▶ _MATERIAL SUPPLIED_:
==*==

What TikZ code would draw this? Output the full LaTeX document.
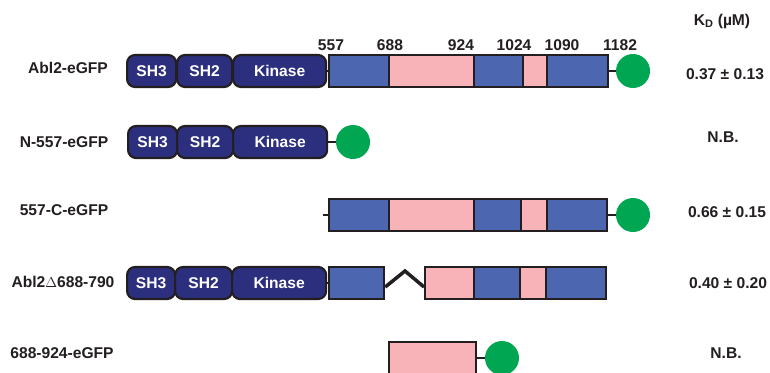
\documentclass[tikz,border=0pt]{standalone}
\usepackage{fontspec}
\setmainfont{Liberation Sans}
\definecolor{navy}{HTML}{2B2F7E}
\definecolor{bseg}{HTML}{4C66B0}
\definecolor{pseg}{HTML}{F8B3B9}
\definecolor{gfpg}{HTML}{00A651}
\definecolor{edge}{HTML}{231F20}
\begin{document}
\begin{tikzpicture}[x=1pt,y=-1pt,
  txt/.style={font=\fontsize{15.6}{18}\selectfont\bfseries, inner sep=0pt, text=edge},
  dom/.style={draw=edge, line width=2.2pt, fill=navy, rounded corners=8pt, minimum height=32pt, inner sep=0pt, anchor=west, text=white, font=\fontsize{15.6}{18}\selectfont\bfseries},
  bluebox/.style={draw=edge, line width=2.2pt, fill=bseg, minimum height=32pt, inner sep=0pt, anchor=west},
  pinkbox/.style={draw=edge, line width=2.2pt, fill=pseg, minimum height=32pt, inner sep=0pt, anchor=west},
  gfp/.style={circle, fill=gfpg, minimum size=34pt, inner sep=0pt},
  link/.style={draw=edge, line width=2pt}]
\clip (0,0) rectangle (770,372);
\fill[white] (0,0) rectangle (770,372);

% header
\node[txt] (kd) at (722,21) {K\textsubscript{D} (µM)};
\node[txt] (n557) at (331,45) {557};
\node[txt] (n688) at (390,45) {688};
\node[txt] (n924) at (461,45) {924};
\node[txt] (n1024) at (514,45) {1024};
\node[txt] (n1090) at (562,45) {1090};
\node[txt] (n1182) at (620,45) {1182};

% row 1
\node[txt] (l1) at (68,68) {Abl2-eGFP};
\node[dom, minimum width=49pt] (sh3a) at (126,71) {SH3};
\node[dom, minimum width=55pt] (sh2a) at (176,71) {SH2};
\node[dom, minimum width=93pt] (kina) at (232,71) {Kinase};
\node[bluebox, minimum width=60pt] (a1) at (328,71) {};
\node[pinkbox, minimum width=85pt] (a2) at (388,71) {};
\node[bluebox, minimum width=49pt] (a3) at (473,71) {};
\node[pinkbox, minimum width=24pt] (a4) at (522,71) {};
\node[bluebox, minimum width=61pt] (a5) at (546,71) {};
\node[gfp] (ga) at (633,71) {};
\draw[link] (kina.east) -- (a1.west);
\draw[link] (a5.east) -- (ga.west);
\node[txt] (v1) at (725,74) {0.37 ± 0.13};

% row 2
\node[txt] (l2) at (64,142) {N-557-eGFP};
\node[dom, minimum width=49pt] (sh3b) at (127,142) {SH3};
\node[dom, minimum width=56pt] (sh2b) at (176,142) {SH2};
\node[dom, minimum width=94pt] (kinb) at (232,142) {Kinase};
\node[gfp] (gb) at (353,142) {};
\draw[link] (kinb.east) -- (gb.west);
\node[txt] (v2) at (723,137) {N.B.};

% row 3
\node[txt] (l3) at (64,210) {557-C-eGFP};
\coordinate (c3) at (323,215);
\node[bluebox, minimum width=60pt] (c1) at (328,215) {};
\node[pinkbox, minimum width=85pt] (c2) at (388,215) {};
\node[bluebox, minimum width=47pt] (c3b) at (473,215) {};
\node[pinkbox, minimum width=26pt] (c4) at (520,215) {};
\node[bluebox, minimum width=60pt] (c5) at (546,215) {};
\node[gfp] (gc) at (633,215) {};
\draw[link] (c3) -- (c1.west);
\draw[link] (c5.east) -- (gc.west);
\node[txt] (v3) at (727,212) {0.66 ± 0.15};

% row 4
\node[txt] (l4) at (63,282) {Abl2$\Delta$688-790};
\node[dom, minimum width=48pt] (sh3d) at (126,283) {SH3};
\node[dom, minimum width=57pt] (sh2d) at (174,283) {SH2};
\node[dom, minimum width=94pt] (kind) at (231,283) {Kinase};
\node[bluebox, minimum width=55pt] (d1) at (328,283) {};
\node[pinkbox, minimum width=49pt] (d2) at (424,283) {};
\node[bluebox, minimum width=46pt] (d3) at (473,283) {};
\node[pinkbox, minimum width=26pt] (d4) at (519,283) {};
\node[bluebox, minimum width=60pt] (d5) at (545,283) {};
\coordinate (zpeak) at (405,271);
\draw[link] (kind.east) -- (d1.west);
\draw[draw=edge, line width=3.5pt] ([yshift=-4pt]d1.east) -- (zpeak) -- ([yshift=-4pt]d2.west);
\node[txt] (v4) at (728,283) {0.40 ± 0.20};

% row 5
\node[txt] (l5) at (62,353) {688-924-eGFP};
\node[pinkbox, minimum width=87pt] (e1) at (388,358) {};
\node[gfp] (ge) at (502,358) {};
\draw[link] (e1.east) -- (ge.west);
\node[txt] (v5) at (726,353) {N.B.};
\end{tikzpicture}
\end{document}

==*==

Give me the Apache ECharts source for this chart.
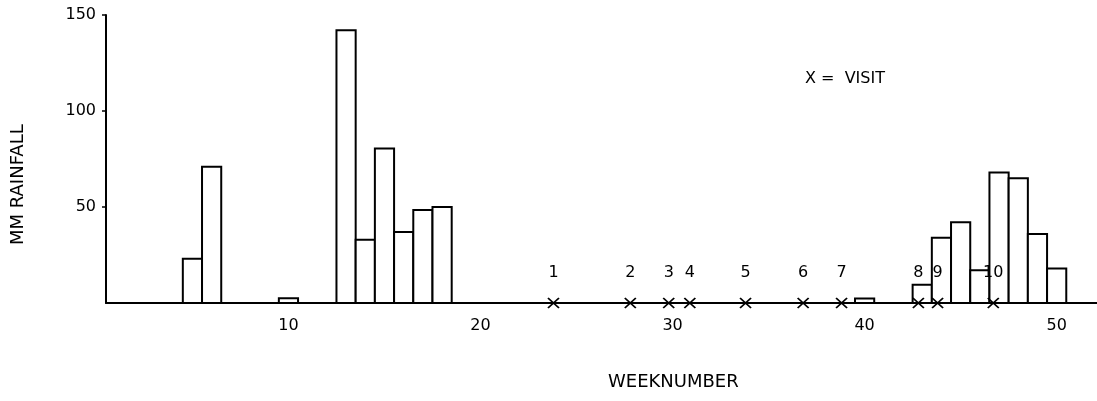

==*==

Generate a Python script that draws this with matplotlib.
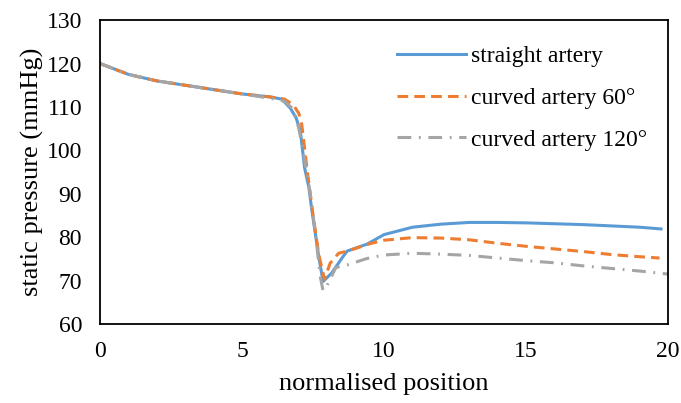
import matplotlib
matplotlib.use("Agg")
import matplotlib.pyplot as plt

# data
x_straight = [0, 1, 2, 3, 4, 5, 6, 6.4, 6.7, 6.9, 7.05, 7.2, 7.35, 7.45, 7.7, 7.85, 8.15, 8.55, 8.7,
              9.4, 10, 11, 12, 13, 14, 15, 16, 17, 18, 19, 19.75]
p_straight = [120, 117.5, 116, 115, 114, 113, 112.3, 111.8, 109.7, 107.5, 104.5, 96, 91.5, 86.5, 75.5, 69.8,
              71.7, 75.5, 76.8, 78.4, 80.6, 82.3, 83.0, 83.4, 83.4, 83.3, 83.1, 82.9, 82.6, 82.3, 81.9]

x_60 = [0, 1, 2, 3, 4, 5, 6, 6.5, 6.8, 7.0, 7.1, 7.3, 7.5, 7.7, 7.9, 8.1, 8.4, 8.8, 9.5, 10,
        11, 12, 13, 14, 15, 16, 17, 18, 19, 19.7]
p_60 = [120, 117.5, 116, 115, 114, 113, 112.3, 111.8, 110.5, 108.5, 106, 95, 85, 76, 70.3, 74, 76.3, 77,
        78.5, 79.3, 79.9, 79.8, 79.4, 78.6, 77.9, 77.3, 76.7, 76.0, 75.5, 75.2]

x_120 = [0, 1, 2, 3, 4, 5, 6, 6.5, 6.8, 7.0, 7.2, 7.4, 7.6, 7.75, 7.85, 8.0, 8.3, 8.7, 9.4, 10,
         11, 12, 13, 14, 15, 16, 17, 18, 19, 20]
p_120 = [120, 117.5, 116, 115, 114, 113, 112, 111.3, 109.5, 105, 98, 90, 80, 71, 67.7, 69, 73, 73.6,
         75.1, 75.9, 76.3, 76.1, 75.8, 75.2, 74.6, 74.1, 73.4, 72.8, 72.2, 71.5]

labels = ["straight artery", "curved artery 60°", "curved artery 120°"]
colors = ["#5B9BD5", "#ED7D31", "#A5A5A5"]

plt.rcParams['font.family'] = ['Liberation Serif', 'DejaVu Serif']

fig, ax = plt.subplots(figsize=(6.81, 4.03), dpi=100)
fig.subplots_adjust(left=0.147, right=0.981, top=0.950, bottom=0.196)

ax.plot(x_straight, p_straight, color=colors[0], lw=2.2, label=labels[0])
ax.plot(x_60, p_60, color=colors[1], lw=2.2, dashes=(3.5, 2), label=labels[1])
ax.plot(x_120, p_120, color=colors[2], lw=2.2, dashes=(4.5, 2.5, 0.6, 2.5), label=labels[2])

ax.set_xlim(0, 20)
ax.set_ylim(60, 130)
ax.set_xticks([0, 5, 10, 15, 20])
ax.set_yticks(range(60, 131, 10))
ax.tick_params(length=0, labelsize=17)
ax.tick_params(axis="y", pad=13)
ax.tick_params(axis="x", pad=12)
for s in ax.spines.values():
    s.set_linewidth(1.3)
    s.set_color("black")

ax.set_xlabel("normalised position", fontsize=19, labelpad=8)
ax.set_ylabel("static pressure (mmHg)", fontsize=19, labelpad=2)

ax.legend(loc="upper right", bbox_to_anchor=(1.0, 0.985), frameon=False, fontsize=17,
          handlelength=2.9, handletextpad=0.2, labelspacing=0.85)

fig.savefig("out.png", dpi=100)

==*==

All lines holding the word "chart" should be picked out and copied.

Give me the Apache ECharts source for this chart.

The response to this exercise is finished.